**Material provided:**
══════════════════════════════

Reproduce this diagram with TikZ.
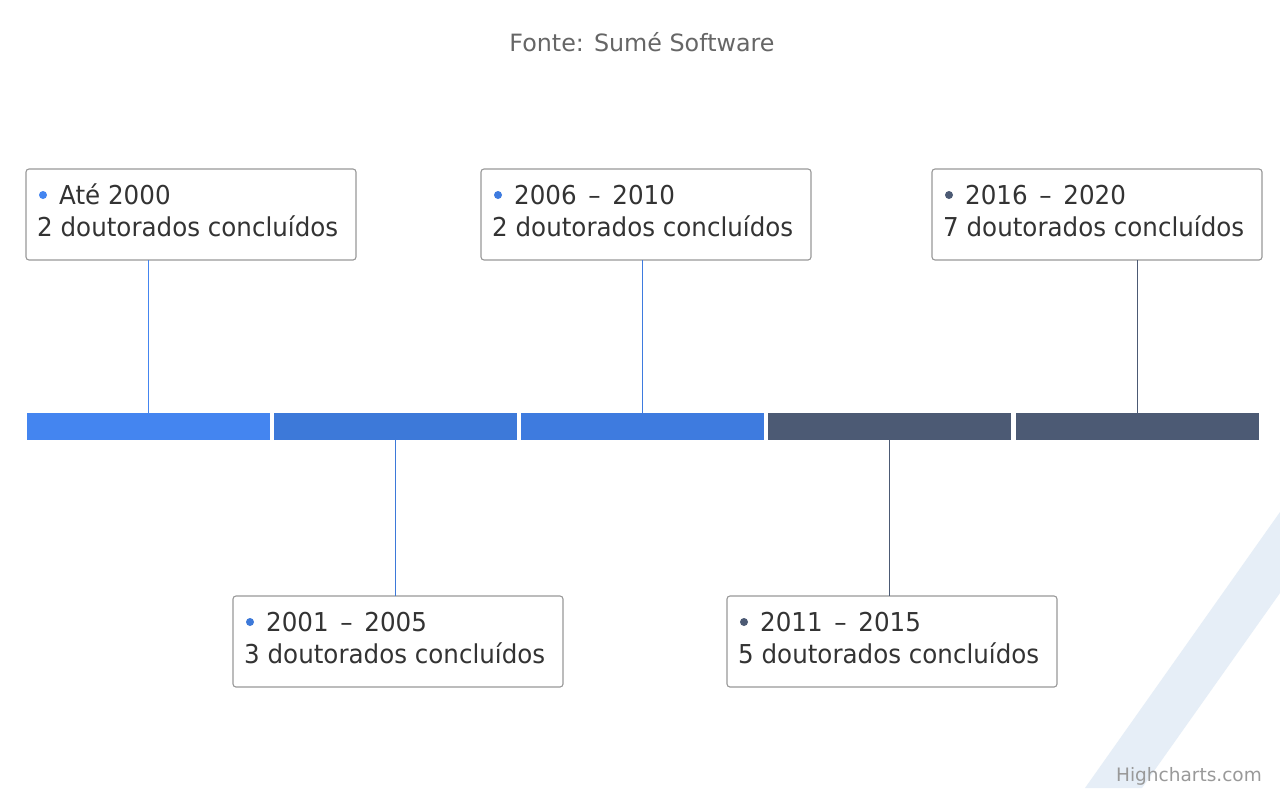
\documentclass[tikz,border=0pt]{standalone}
\usepackage{fontspec}
\newfontfamily\boxfont[FakeStretch=0.945]{DejaVu Sans}
\newfontfamily\titlefont{DejaVu Sans}
\usetikzlibrary{calc}
\definecolor{blueA}{HTML}{4485F0}
\definecolor{blueB}{HTML}{3D79D9}
\definecolor{blueC}{HTML}{3E7BDF}
\definecolor{slate}{HTML}{4C5A74}
\definecolor{txt}{HTML}{333333}
\definecolor{boxline}{HTML}{999999}
\definecolor{wm}{HTML}{E6EEF7}
\definecolor{subt}{HTML}{666666}
\definecolor{credit}{HTML}{999999}
\begin{document}
\begin{tikzpicture}[x=1pt,y=-1pt,
  seg/.style={fill=#1, draw=none, inner sep=0pt, outer sep=0pt, minimum height=27pt, minimum width=243pt, anchor=north west},
  card/.style={draw=boxline, line width=1.1pt, rounded corners=3pt, fill=white, minimum width=330pt, minimum height=91pt, anchor=north west, inner sep=0pt, outer sep=0pt},
  line1/.style={anchor=base west, inner sep=0pt, font=\boxfont\fontsize{26}{30}\selectfont, text=txt},
  dotmark/.style={circle, fill=#1, draw=none, inner sep=0pt, minimum size=8pt},
  stem/.style={draw=#1, line width=1.8pt}]
\useasboundingbox (0,0) rectangle (1280,788);
\fill[white] (0,0) rectangle (1280,788);
% watermark stripe
\fill[wm] (1085,788) -- (1280,512) -- (1280,593) -- (1142,788) -- cycle;
% title and credit
\node[font=\titlefont\fontsize{23.8}{28}\selectfont, text=subt, inner sep=0pt] (title) at (642,42) {Fonte: Sumé Software};
\node[font=\titlefont\fontsize{18.5}{22}\selectfont, text=credit, anchor=base east, inner sep=0pt] (credit) at (1262,781) {Highcharts.com};
% timeline segments
\node[seg=blueA] (s1) at (27,413) {};
\node[seg=blueB] (s2) at (274,413) {};
\node[seg=blueC] (s3) at (521,413) {};
\node[seg=slate] (s4) at (768,413) {};
\node[seg=slate] (s5) at (1016,413) {};
% cards
\node[card] (c1) at (26,169) {};
\node[card] (c2) at (233,596) {};
\node[card] (c3) at (481,169) {};
\node[card] (c4) at (727,596) {};
\node[card] (c5) at (932,169) {};
% stems
\draw[stem=blueA] (s1.north) -- (s1.north |- c1.south);
\draw[stem=blueB] (s2.south) -- (s2.south |- c2.north);
\draw[stem=blueC] (s3.north) -- (s3.north |- c3.south);
\draw[stem=slate] (s4.south) -- (s4.south |- c4.north);
\draw[stem=slate] (s5.north) -- (s5.north |- c5.south);
% card texts
\node[dotmark=blueA] (d1) at ($(c1.north west)+(17,26)$) {};
\node[line1] (h1) at ($(c1.north west)+(33,35)$) {Até 2000};
\node[line1] (t1) at ($(c1.north west)+(11,67)$) {2 doutorados concluídos};
\node[dotmark=blueB] (d2) at ($(c2.north west)+(17,26)$) {};
\node[line1] (h2) at ($(c2.north west)+(33,35)$) {2001\hspace{0.45em}–\hspace{0.45em}2005};
\node[line1] (t2) at ($(c2.north west)+(11,67)$) {3 doutorados concluídos};
\node[dotmark=blueC] (d3) at ($(c3.north west)+(17,26)$) {};
\node[line1] (h3) at ($(c3.north west)+(33,35)$) {2006\hspace{0.45em}–\hspace{0.45em}2010};
\node[line1] (t3) at ($(c3.north west)+(11,67)$) {2 doutorados concluídos};
\node[dotmark=slate] (d4) at ($(c4.north west)+(17,26)$) {};
\node[line1] (h4) at ($(c4.north west)+(33,35)$) {2011\hspace{0.45em}–\hspace{0.45em}2015};
\node[line1] (t4) at ($(c4.north west)+(11,67)$) {5 doutorados concluídos};
\node[dotmark=slate] (d5) at ($(c5.north west)+(17,26)$) {};
\node[line1] (h5) at ($(c5.north west)+(33,35)$) {2016\hspace{0.45em}–\hspace{0.45em}2020};
\node[line1] (t5) at ($(c5.north west)+(11,67)$) {7 doutorados concluídos};
\end{tikzpicture}
\end{document}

══════════════════════════════

**What is expected:**
Transcribe the listing in full. Omit the pictures and keep every line exact.

**In response:**
Reproduce this diagram with TikZ.
\documentclass[tikz,border=0pt]{standalone}
\usepackage{fontspec}
\newfontfamily\boxfont[FakeStretch=0.945]{DejaVu Sans}
\newfontfamily\titlefont{DejaVu Sans}
\usetikzlibrary{calc}
\definecolor{blueA}{HTML}{4485F0}
\definecolor{blueB}{HTML}{3D79D9}
\definecolor{blueC}{HTML}{3E7BDF}
\definecolor{slate}{HTML}{4C5A74}
\definecolor{txt}{HTML}{333333}
\definecolor{boxline}{HTML}{999999}
\definecolor{wm}{HTML}{E6EEF7}
\definecolor{subt}{HTML}{666666}
\definecolor{credit}{HTML}{999999}
\begin{document}
\begin{tikzpicture}[x=1pt,y=-1pt,
  seg/.style={fill=#1, draw=none, inner sep=0pt, outer sep=0pt, minimum height=27pt, minimum width=243pt, anchor=north west},
  card/.style={draw=boxline, line width=1.1pt, rounded corners=3pt, fill=white, minimum width=330pt, minimum height=91pt, anchor=north west, inner sep=0pt, outer sep=0pt},
  line1/.style={anchor=base west, inner sep=0pt, font=\boxfont\fontsize{26}{30}\selectfont, text=txt},
  dotmark/.style={circle, fill=#1, draw=none, inner sep=0pt, minimum size=8pt},
  stem/.style={draw=#1, line width=1.8pt}]
\useasboundingbox (0,0) rectangle (1280,788);
\fill[white] (0,0) rectangle (1280,788);
% watermark stripe
\fill[wm] (1085,788) -- (1280,512) -- (1280,593) -- (1142,788) -- cycle;
% title and credit
\node[font=\titlefont\fontsize{23.8}{28}\selectfont, text=subt, inner sep=0pt] (title) at (642,42) {Fonte: Sumé Software};
\node[font=\titlefont\fontsize{18.5}{22}\selectfont, text=credit, anchor=base east, inner sep=0pt] (credit) at (1262,781) {Highcharts.com};
% timeline segments
\node[seg=blueA] (s1) at (27,413) {};
\node[seg=blueB] (s2) at (274,413) {};
\node[seg=blueC] (s3) at (521,413) {};
\node[seg=slate] (s4) at (768,413) {};
\node[seg=slate] (s5) at (1016,413) {};
% cards
\node[card] (c1) at (26,169) {};
\node[card] (c2) at (233,596) {};
\node[card] (c3) at (481,169) {};
\node[card] (c4) at (727,596) {};
\node[card] (c5) at (932,169) {};
% stems
\draw[stem=blueA] (s1.north) -- (s1.north |- c1.south);
\draw[stem=blueB] (s2.south) -- (s2.south |- c2.north);
\draw[stem=blueC] (s3.north) -- (s3.north |- c3.south);
\draw[stem=slate] (s4.south) -- (s4.south |- c4.north);
\draw[stem=slate] (s5.north) -- (s5.north |- c5.south);
% card texts
\node[dotmark=blueA] (d1) at ($(c1.north west)+(17,26)$) {};
\node[line1] (h1) at ($(c1.north west)+(33,35)$) {Até 2000};
\node[line1] (t1) at ($(c1.north west)+(11,67)$) {2 doutorados concluídos};
\node[dotmark=blueB] (d2) at ($(c2.north west)+(17,26)$) {};
\node[line1] (h2) at ($(c2.north west)+(33,35)$) {2001\hspace{0.45em}–\hspace{0.45em}2005};
\node[line1] (t2) at ($(c2.north west)+(11,67)$) {3 doutorados concluídos};
\node[dotmark=blueC] (d3) at ($(c3.north west)+(17,26)$) {};
\node[line1] (h3) at ($(c3.north west)+(33,35)$) {2006\hspace{0.45em}–\hspace{0.45em}2010};
\node[line1] (t3) at ($(c3.north west)+(11,67)$) {2 doutorados concluídos};
\node[dotmark=slate] (d4) at ($(c4.north west)+(17,26)$) {};
\node[line1] (h4) at ($(c4.north west)+(33,35)$) {2011\hspace{0.45em}–\hspace{0.45em}2015};
\node[line1] (t4) at ($(c4.north west)+(11,67)$) {5 doutorados concluídos};
\node[dotmark=slate] (d5) at ($(c5.north west)+(17,26)$) {};
\node[line1] (h5) at ($(c5.north west)+(33,35)$) {2016\hspace{0.45em}–\hspace{0.45em}2020};
\node[line1] (t5) at ($(c5.north west)+(11,67)$) {7 doutorados concluídos};
\end{tikzpicture}
\end{document}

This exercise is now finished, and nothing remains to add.